▸ Records from a data source
>>
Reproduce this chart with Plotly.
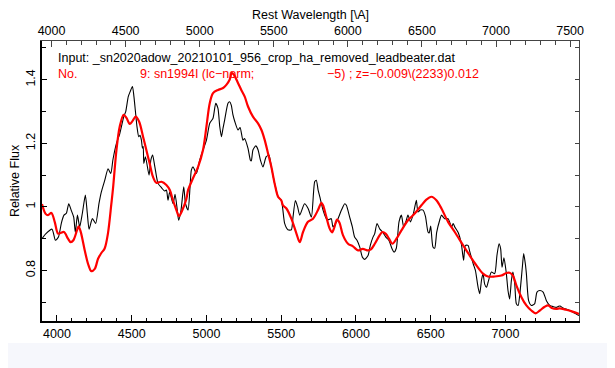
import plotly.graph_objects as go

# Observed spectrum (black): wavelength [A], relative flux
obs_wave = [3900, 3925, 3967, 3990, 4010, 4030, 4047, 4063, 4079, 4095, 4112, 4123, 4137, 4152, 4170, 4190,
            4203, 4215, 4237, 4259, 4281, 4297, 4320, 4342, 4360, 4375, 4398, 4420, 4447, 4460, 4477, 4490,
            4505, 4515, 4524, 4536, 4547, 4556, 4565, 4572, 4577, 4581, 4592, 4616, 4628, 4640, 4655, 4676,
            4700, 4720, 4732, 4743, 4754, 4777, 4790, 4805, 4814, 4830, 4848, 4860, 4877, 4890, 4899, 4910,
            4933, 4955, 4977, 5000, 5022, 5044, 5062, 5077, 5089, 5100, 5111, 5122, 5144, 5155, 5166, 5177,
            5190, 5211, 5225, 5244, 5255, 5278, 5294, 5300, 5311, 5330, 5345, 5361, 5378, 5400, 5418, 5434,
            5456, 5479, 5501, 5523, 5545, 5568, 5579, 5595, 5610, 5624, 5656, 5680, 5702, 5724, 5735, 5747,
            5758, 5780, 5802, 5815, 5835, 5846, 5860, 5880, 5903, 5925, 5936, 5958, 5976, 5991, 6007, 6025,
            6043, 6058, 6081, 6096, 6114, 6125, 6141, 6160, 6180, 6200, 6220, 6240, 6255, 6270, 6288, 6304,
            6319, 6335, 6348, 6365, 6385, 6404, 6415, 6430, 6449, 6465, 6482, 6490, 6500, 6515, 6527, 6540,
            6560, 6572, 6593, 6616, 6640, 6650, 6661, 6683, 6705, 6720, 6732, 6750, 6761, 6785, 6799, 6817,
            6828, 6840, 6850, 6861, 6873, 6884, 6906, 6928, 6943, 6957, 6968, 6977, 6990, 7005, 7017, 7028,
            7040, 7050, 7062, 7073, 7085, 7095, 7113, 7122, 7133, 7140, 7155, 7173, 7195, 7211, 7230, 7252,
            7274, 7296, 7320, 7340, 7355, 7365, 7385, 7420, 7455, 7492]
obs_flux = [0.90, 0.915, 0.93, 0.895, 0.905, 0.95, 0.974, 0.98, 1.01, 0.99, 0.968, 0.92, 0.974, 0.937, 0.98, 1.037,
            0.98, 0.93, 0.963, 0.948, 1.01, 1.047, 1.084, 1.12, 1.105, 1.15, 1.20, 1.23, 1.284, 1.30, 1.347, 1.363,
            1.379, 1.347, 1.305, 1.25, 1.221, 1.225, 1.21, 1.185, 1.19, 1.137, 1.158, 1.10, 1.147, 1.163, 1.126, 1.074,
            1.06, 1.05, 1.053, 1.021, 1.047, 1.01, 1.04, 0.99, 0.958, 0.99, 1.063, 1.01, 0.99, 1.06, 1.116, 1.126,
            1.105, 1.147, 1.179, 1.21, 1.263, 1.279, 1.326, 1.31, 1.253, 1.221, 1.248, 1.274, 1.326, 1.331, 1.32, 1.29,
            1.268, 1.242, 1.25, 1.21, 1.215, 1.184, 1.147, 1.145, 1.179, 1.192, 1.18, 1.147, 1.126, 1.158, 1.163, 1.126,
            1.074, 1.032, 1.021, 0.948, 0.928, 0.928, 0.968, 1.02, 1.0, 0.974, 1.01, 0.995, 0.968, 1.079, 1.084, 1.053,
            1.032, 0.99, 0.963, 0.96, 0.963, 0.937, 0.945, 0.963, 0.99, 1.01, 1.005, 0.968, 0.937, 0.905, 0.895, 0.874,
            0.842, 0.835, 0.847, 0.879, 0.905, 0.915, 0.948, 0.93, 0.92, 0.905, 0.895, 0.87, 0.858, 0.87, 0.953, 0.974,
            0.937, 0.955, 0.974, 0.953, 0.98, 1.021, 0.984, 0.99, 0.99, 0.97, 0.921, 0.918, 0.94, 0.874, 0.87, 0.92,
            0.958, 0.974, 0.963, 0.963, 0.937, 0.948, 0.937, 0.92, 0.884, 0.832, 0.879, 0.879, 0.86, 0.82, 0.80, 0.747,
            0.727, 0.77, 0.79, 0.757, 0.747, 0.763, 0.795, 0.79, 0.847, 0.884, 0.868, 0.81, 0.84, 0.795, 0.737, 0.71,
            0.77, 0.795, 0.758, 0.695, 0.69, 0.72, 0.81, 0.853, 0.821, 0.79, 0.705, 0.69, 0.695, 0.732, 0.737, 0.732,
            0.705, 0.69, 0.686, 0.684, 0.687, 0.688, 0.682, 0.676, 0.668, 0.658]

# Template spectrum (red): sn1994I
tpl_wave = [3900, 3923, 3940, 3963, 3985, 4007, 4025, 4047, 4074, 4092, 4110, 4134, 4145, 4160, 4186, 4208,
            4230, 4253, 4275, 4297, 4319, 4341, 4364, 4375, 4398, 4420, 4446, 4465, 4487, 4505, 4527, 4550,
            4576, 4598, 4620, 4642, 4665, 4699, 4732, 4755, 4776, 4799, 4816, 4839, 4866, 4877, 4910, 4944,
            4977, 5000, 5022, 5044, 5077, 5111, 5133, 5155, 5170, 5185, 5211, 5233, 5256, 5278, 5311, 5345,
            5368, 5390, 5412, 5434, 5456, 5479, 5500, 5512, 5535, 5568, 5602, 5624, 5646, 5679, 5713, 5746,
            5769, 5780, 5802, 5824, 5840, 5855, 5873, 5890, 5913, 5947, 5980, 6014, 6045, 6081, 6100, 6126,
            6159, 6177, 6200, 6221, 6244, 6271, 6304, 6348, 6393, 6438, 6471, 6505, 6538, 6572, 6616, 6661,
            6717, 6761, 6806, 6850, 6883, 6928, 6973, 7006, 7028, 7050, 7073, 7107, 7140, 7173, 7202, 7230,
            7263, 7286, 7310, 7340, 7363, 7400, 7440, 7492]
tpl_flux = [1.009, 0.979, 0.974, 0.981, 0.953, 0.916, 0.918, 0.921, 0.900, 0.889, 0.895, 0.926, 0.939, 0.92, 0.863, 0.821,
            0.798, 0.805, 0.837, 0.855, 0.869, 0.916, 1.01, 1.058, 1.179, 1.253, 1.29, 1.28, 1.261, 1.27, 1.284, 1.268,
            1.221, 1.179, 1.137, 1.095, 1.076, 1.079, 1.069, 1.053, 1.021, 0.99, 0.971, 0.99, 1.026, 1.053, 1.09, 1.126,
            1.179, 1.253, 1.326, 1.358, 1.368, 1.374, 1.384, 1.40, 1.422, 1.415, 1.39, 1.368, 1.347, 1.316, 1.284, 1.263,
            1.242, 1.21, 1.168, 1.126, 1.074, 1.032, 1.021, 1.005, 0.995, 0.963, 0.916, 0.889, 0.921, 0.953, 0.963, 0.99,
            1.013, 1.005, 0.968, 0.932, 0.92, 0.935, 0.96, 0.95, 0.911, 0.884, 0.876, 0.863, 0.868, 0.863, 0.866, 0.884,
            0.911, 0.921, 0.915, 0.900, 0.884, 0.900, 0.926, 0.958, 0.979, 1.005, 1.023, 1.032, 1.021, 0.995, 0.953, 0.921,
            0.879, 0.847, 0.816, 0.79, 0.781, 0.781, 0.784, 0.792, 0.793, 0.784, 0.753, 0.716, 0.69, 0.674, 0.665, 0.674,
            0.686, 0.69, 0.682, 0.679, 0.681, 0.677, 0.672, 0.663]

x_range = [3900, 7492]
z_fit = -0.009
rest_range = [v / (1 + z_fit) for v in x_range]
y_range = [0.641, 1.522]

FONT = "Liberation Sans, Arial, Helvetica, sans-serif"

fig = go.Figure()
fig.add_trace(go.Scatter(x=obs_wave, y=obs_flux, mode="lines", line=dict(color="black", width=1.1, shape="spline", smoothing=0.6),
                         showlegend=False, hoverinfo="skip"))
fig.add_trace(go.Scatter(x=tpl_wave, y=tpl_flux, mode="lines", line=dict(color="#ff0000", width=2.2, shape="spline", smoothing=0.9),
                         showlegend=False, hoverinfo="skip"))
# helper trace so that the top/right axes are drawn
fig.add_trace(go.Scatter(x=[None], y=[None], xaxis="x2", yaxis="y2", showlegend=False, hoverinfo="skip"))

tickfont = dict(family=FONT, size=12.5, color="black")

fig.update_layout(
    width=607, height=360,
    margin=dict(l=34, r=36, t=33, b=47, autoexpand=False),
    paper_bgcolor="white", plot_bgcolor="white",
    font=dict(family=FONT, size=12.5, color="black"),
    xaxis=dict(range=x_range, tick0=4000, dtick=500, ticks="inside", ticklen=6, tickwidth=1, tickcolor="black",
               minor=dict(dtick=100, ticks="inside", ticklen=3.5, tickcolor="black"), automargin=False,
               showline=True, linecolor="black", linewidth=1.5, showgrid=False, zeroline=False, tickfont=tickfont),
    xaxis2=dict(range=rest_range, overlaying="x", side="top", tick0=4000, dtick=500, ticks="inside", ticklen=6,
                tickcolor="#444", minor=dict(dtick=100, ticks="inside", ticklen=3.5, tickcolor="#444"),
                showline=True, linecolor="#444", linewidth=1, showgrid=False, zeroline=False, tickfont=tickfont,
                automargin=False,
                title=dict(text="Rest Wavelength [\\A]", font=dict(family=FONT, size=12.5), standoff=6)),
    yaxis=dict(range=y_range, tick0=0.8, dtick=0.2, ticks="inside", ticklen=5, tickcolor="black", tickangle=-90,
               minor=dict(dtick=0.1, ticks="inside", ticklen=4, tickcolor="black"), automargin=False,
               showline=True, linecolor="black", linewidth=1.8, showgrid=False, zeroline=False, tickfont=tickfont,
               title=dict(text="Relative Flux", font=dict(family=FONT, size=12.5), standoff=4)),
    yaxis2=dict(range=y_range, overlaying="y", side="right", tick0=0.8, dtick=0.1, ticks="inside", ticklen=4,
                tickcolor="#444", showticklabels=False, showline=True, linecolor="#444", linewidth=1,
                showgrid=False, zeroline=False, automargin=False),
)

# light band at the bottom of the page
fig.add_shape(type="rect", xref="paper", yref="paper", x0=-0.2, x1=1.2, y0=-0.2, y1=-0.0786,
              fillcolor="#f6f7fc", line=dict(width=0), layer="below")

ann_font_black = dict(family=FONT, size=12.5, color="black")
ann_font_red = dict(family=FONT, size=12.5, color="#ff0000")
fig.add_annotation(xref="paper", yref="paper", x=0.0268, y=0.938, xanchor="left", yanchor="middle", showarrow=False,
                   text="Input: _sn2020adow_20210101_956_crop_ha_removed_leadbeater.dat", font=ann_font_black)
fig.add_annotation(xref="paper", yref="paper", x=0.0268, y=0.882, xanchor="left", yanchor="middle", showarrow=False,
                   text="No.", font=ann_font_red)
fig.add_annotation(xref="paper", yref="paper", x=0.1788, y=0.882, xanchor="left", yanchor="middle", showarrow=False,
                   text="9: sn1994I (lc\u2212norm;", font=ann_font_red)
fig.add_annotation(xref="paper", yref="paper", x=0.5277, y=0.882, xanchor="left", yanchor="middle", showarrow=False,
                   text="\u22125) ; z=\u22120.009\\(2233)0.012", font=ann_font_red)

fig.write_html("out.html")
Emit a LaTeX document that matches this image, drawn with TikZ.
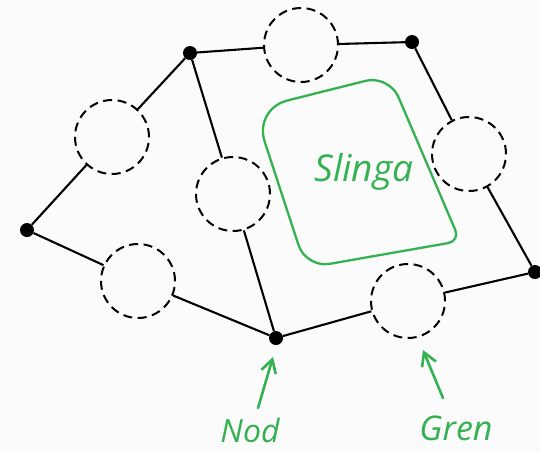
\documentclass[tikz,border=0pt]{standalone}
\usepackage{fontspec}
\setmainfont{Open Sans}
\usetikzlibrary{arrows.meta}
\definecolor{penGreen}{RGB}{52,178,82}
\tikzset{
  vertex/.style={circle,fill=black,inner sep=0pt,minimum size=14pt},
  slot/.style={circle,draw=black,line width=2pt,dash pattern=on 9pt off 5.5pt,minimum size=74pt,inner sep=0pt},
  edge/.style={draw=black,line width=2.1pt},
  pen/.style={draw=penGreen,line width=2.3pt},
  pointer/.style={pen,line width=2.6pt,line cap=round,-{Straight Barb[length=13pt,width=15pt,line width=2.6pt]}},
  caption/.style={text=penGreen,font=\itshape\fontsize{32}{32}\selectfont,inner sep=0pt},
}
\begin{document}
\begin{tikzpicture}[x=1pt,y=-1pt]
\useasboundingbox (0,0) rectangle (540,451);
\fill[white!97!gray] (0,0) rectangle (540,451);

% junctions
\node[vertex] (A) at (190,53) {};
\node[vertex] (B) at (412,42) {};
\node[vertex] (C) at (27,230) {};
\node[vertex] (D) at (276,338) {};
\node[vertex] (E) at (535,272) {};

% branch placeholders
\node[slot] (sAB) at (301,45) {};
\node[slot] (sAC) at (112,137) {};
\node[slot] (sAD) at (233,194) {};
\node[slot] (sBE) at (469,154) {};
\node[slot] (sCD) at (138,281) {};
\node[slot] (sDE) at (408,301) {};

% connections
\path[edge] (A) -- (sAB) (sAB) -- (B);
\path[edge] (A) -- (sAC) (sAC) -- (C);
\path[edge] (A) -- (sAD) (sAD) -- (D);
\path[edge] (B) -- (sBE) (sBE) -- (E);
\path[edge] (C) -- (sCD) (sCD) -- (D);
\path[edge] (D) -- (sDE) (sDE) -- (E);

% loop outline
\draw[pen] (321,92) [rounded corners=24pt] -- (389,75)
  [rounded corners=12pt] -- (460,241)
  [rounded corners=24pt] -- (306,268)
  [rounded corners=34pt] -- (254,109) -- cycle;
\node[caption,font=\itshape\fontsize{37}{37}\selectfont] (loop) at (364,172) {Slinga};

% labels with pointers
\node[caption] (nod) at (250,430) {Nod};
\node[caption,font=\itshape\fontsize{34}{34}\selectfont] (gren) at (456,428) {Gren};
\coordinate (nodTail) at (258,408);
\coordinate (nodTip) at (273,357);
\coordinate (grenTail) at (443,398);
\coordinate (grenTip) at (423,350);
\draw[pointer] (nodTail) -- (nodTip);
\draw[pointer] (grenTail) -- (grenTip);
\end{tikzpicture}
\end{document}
<<
▸ What is needed
Which lines of the data include "this"? Copy each of them.

▸ Solution to the problem
Reproduce this chart with Plotly.
Emit a LaTeX document that matches this image, drawn with TikZ.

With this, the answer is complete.